Aims. We aim to study spatially resolved chromospheric oscillations of the quiet Sun (QS) in the mm-domain at a resolution of a few arcsec, typically 2.4″ × 4.5″. Methods. We used Atacama Large millimeter and submillimeter Array (ALMA) time series of interferometric observations of the QS obtained at 3 mm with a 2-s cadence and a spatial resolution of a few arcsec. The observations were performed on March 16, 2017 and seven 80″ × 80″ fields of view (FoV) going from disk center to limb were covered, each one observed for 10 min, therefore limiting the frequency resolution of the power spectra to 1.7 mHz.
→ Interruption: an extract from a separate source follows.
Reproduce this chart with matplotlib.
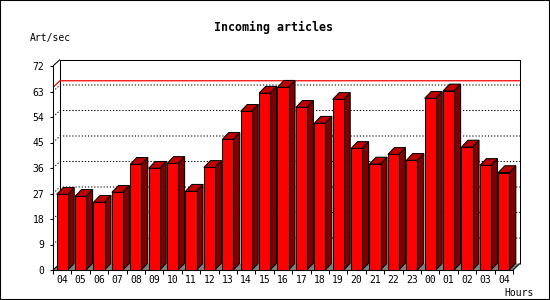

For each FoV, masks for cell and network were derived, and the averaged power spectral densities (PSDs) for the entire FoV, cell, and network were computed. The resulting power spectra were fit with an analytical function in order to derive the frequency and the root-mean-square (rms) power associated with the peaks. The same analysis, over the same FoVs and for the same intervals, was performed for simultaneous Atmospheric Imaging Assembly (AIA) image sequences in 1600 Å. Results. Spatially resolved chromospheric oscillations at 3 mm, with frequencies of 4.2 ± 1.7 mHz are observed in the QS, in both cell and network. The coherence length-scale of the oscillations is commensurate with the spatial resolution of our ALMA observations. Brightness-temperature fluctuations in individual pixels could reach up to a few hundred K, while the spatially averaged PSDs yield rms in the range ≈55–75 K, i.e., up to ≈1% of the averaged brightness temperatures and exhibit a moderate increase towards the limb. For AIA 1600 Å, the oscillation frequency is 3.7 ± 1.7 mHz. The relative rms is up to 6% of the background intensity, with a weak increase towards the disk center (cell, average). ALMA 3 mm time-series lag AIA 1600 Å by ≈100 s, which corresponds to a formation-height difference of ≈1200 km, representing a novel determination of this important parameter. Conclusions. The ALMA oscillations that we detected exhibit higher amplitudes than those derived from previous lower (≈10″) resolution observations at 3.5 mm by the Berkeley-Illinois-Maryland Array. Chromospheric oscillations are, therefore, not fully resolved at the length-scale of the chromospheric network, and possibly not even at the spatial resolution of our ALMA observations. Any study of transient brightenings in the mm-domain should take into account the oscillations.